People weren’t in such a hurry back then. No one walked around with earbuds, deep in conversation on their cell phone. I remember my dad waving as we passed other cars on the road, perhaps unsure if he knew the person … but not that it mattered. Running into a neighbor in the grocery store could lead to a half hour discussion of the weather, right between the lettuce and baked beans. Though I couldn’t appreciate it then, we were the definition of “community” and over time I outgrew it … got busy, imagined everyone else did too, and lost touch with that genuine, open-hearted part of me. Imagine my surprise when I found her again in Far West Texas!
If you come to far west Texas with the mentality of most travelers, you will miss it. You’ll take a quick look down Main Street, dash inside a couple of galleries or shops, maybe grab some food, and then shuffle off to the next town in your traveler’s guide wondering what all the fuss was about. To get the most out of the experience and connect with what makes this place special, you need to match the speed of the locals. Mosey, listen, let yourself relax … get in touch with the part of you that remembers we’re all connected and better for it.
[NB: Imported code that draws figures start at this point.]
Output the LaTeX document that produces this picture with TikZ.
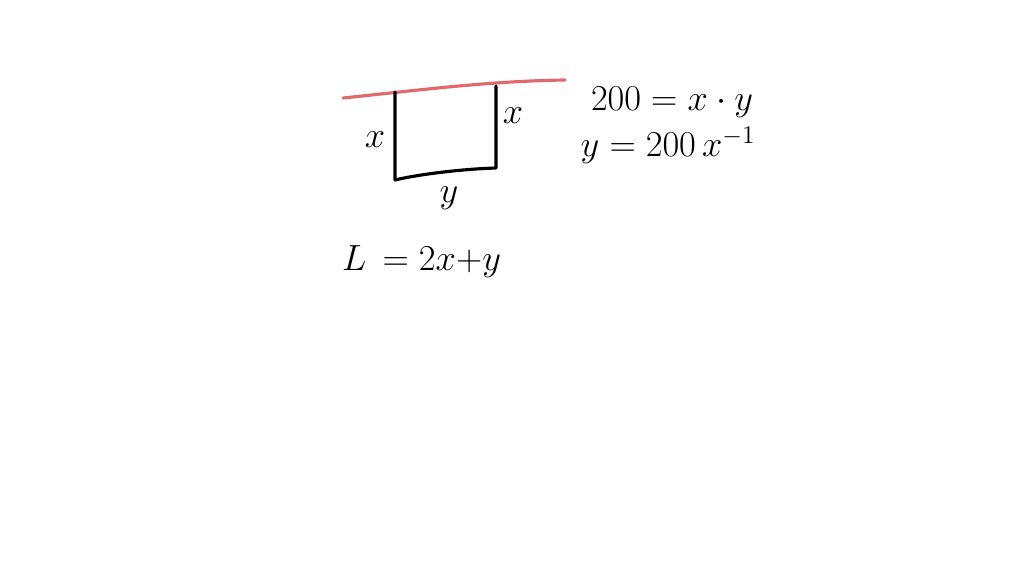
\documentclass[tikz,border=0pt]{standalone}
\usepackage{amsmath}
\usepackage{xcolor}
\definecolor{fence}{RGB}{224,104,110}
\tikzset{
  hand/.style={font=\fontsize{22}{26}\selectfont},
  pen/.style={line width=1.8pt, line cap=round, line join=round}
}
\begin{document}
\begin{tikzpicture}[x=0.02cm, y=-0.02cm]
\useasboundingbox (0,0) rectangle (1024,576);
\coordinate (R1) at (343,98);
\coordinate (R2) at (565,80);
\coordinate (A) at (395,92);
\coordinate (B) at (395,180);
\coordinate (C) at (496,168);
\coordinate (D) at (496,86);
\draw [pen, color=fence] (R1) .. controls (420,90) and (490,81) .. (R2);
\draw [pen] (A) -- (B) .. controls (415,175) and (460,169) .. (C) -- (D);
\node [hand] (xl) at (375,140) {$x$};
\node [hand] (xr) at (513,116) {$x$};
\node [hand] (yb) at (449,198) {$y$};
\node [hand, anchor=west] (len) at (336,262) {$L \,= 2x{+}y$};
\node [hand] (area) at (672,102) {$200 = x \cdot y$};
\node [hand] (solve) at (668,145) {$y = 200\,x^{-1}$};
\end{tikzpicture}
\end{document}
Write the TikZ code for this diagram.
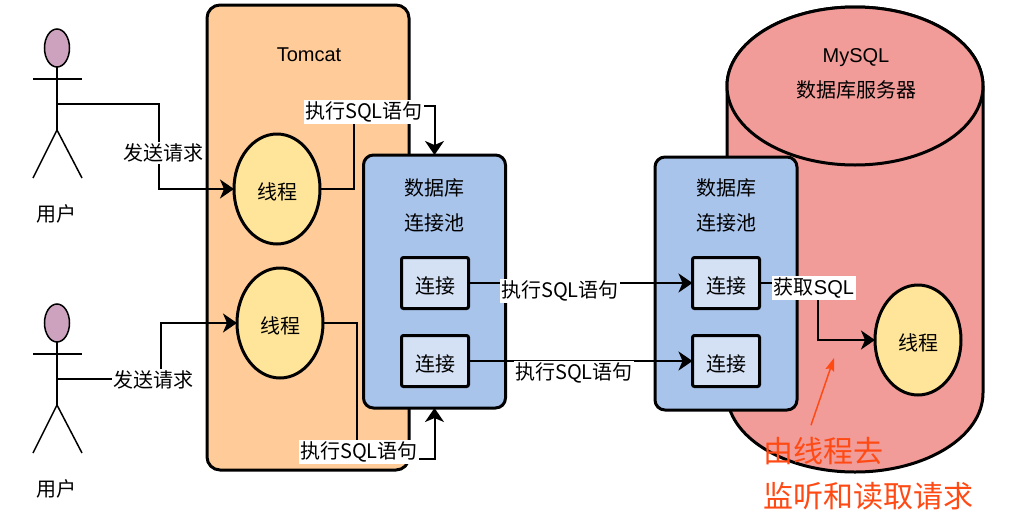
\documentclass[tikz,border=0pt]{standalone}
\usepackage{fontspec}
\setmainfont{Liberation Sans}
\newfontfamily\cjk{Noto Sans CJK SC}
\usepackage{xcolor}
\usetikzlibrary{shapes.geometric,arrows.meta,positioning,calc}
\definecolor{tomcatfill}{HTML}{FFCC99}
\definecolor{poolfill}{HTML}{A9C4EB}
\definecolor{connfill}{HTML}{D4E1F5}
\definecolor{threadfill}{HTML}{FFE599}
\definecolor{dbfill}{HTML}{F19C99}
\definecolor{headfill}{HTML}{CDA2BE}
\definecolor{notered}{HTML}{FF4A14}
\newcommand{\sqllabel}{{\cjk 执行}SQL{\cjk 语句}}

\begin{document}
\begin{tikzpicture}[x=1pt, y=-1pt,
    every node/.style={inner sep=0pt, outer sep=0pt, font=\fontsize{20}{35}\selectfont\cjk, align=center},
    tomcatbox/.style={rectangle, rounded corners=13pt, draw, line width=3pt, fill=tomcatfill, minimum width=202pt, minimum height=465pt},
    poolbox/.style={rectangle, rounded corners=10pt, draw, line width=3pt, fill=poolfill, minimum width=142pt, minimum height=253pt},
    connbox/.style={rectangle, rounded corners=2pt, draw, line width=3pt, fill=connfill, minimum width=67pt, minimum height=51pt, text height=20pt, text depth=0pt},
    threadnode/.style={ellipse, draw, line width=3pt, fill=threadfill, minimum width=86pt, minimum height=110pt, text height=20pt, text depth=0pt},
    headnode/.style={ellipse, draw, line width=1.5pt, fill=headfill, minimum width=25pt, minimum height=38pt},
    dbshape/.style={draw, line width=3pt, fill=dbfill},
    edgelabel/.style={fill=white, inner sep=1.5pt},
    arrow/.style={-{Stealth[length=14pt,width=19pt,inset=4pt]}, line width=2pt},
    stick/.style={line width=1.5pt}]
    \useasboundingbox (0,0) rectangle (1021,517);

    % database cylinder
    \draw[dbshape] (727,86) -- (727,393) arc[start angle=180, end angle=360, x radius=128pt, y radius=79pt]
        -- (983,86) arc[start angle=0, end angle=180, x radius=128pt, y radius=79pt] -- cycle;
    \draw[dbshape] (855,86) ellipse[x radius=128pt, y radius=79pt];
    \node (dbtitle) at (856,74) {{\rmfamily MySQL}\\数据库服务器};
    \node[tomcatbox] (tomcat) at (308,237.5) {};
    \node[font=\fontsize{20}{24}\selectfont\rmfamily] (tomcattitle) at (309,55) {Tomcat};

    \node[threadnode] (thr1) at (277,189) {线程};
    \node[threadnode] (thr2) at (280,323) {线程};
    \node[threadnode] (thr3) at (918,340) {线程};

    \node[poolbox] (pool1) at (434.5,281.5) {};
    \node[poolbox] (pool2) at (726,283.5) {};
    \node (pool1title) at (434,205) {数据库\\连接池};
    \node (pool2title) at (726,205) {数据库\\连接池};
    \node[connbox] (conn1a) at (435,283) {连接};
    \node[connbox, below=27pt of conn1a] (conn1b) {连接};
    \node[connbox] (conn2a) at (726,283) {连接};
    \node[connbox, below=27pt of conn2a] (conn2b) {连接};

    % two users
    \foreach \n/\dy in {1/0,2/275} {
        \node[headnode] (head\n) at (57,48+\dy) {};
        \coordinate (arml\n) at (33,79+\dy);
        \coordinate (armr\n) at (82,79+\dy);
        \coordinate (hand\n) at (57,104+\dy);
        \coordinate (hip\n) at (57,130+\dy);
        \coordinate (footl\n) at (33,178+\dy);
        \coordinate (footr\n) at (82,178+\dy);
        \draw[stick] (head\n) -- (hip\n);
        \draw[stick] (arml\n) -- (armr\n);
        \draw[stick] (footl\n) -- (hip\n) -- (footr\n);
        \node (user\n) at (56,214+\dy) {用户};
    }

    \draw[arrow] (hand1) -- ++(102,0) |- (thr1.west);
    \draw[arrow] (hand2) -- ++(104,0) |- (thr2.west);
    \draw[arrow] (thr1.east) -- ++(34,0) -- ++(0,-83) -| (pool1.north);
    \draw[arrow] (thr2.east) -- ++(34,0) -- ++(0,136) -| (pool1.south);
    \draw[arrow] (conn1a) -- (conn2a);
    \draw[arrow] (conn1b) -- (conn2b);
    \draw[arrow] (conn2a.east) -- ++(58,0) |- (thr3.west);

    \node[edgelabel] (send1) at (163,153) {发送请求};
    \node[edgelabel] (send2) at (153,380) {发送请求};
    \node[edgelabel] (exec1) at (364,112) {\sqllabel};
    \node[edgelabel] (exec2) at (359,452) {\sqllabel};
    \node[edgelabel] (exec3) at (560,291) {\sqllabel};
    \node[edgelabel] (exec4) at (574,373) {\sqllabel};
    \node[edgelabel] (fetch) at (814,288) {获取{\rmfamily SQL}};

    % red note
    \node[text=notered, font=\fontsize{30}{30}\selectfont\cjk, anchor=west] (note1) at (763,451) {由线程去};
    \node[text=notered, font=\fontsize{30}{30}\selectfont\cjk, anchor=west] (note2) at (763,496) {监听和读取请求};
    \coordinate (notetip) at (834,358);
    \draw[-{Stealth[length=13pt,width=9pt,inset=2pt]}, line width=1.5pt, draw=notered, color=notered] ([xshift=-12pt,yshift=12pt]note1.north) -- (notetip);
\end{tikzpicture}
\end{document}
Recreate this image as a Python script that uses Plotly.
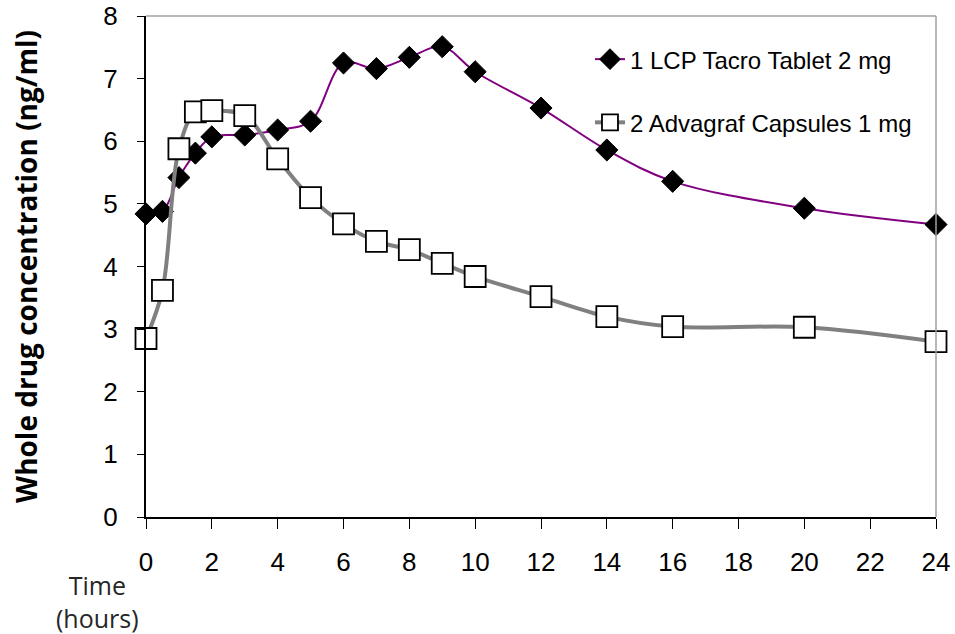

Marfa was our first stop after pulling out of Austin. We’d spent almost four months in one place, and it felt good to be on the road again. The weather up north was still on the uphill side of iffy, so there was no sense putting on a lot of miles in that direction. Some friends had liked Marfa enough to get married there, and that was enough to make us curious. The weather report was good, so we decided to have a look.
Marfans are about the most interesting combination of 2,000 people you’ll ever meet. The picture-perfect modern cowboy … meets the bright colors and deep traditions of the Hispanic community … meets the swanky, artists drawn here by the light, the clouds, and the land.
And they’re uncommonly friendly. Here’s an example …
It was Friday night, and Rod and I went into town to have dinner in the courtyard of the beautifully restored and pet friendly Hotel Paisano. When we arrived, we asked a waiter if we should wait to be seated or just grab a table, and a gentleman sitting alone overheard us and made a good-natured joke. Rod playfully suggested we might just join him and, to my surprise, the gentleman couldn’t have been more delighted.
Now, it’s outside my comfort zone to have dinner in a restaurant with a complete stranger and my first inclination was to dismiss the idea with a little laugh and find an empty table. But I stopped myself. Accepting the spirit of Marfa, we sat down and had a lovely dinner with Sean, who worked as a truck driver for a local ranch and was in town for the weekend. When the check came, Sean insisted on paying – he wanted us to have a fantastic memory of our visit. Mission accomplished.
There are a few things not to be missed on your trip to Marfa, and the visitor’s center is a good place to start. The volunteers there will give you the lay of the land and fill you in on any events that might be happening while you’re in town – from live music, to art exhibits, to festivals.
From there, take a stroll to the boutiques and galleries around downtown. The Velvet Antler was one of my favorites, and not just because they had this adorable little figurine on the window sill. The woman who runs it is a peach, and we had a great chat about dogs and living in far west Texas.
Past the public radio station and the book store where the yoga classes are held, you’ll see a large pavilion next to the rail road tracks. That’s where the Food Shark sets up shop and serves some of the best Mediterranean food you’ll find anywhere. The community tables, shaded from the hot Texas sun, provide yet another opportunity to connect with your fellow man … or dog.
If you’re feeling like pizza for dinner and would like to avoid an hour or more wait, stop by the Pizza Foundation in the afternoon and order your pizza in advance. The outdoor seating area is dog friendly and the pizza and salads won’t disappoint.
Depending on your mood, head either to Frama, the coffee/ice cream shop at the laundromat (yes, at the laundromat), or Planet Marfa, the only beer garden I’ve ever seen with a teepee seating area. Both Frama and Planet Marfa welcome dogs in the outdoor seating areas, so there’s no reason to leave them behind.
When you’ve eaten until you’re stuffed and the sun starts to drop, it’s time to make your way eight miles out of town to the Marfa Lights Viewing Area. Marfa’s “Mystery Ghost Lights” were first documented by rancher Rober Ellison in 1883. There are many theories about what causes the lights, but no one has ever been able to fully explain them. Pull into the roadside park and prepare yourself for a breathtaking sunset, a spectacular view of the stars, and … perhaps … a glimpse of the lights. Restrooms, picnic tables, and binoculars are provided.
You could easily spend three of four days overindulging at Marfa’s eateries, chatting with the locals, and enjoying the nightlife and stargazing. Hooked by Marfa, we continued our Far West Texas tour in Fort Davis, Alpine, and Marathon before making our way down to Big Bend. Therefore, you can expect more coverage of this magnificent part of the country in the near future!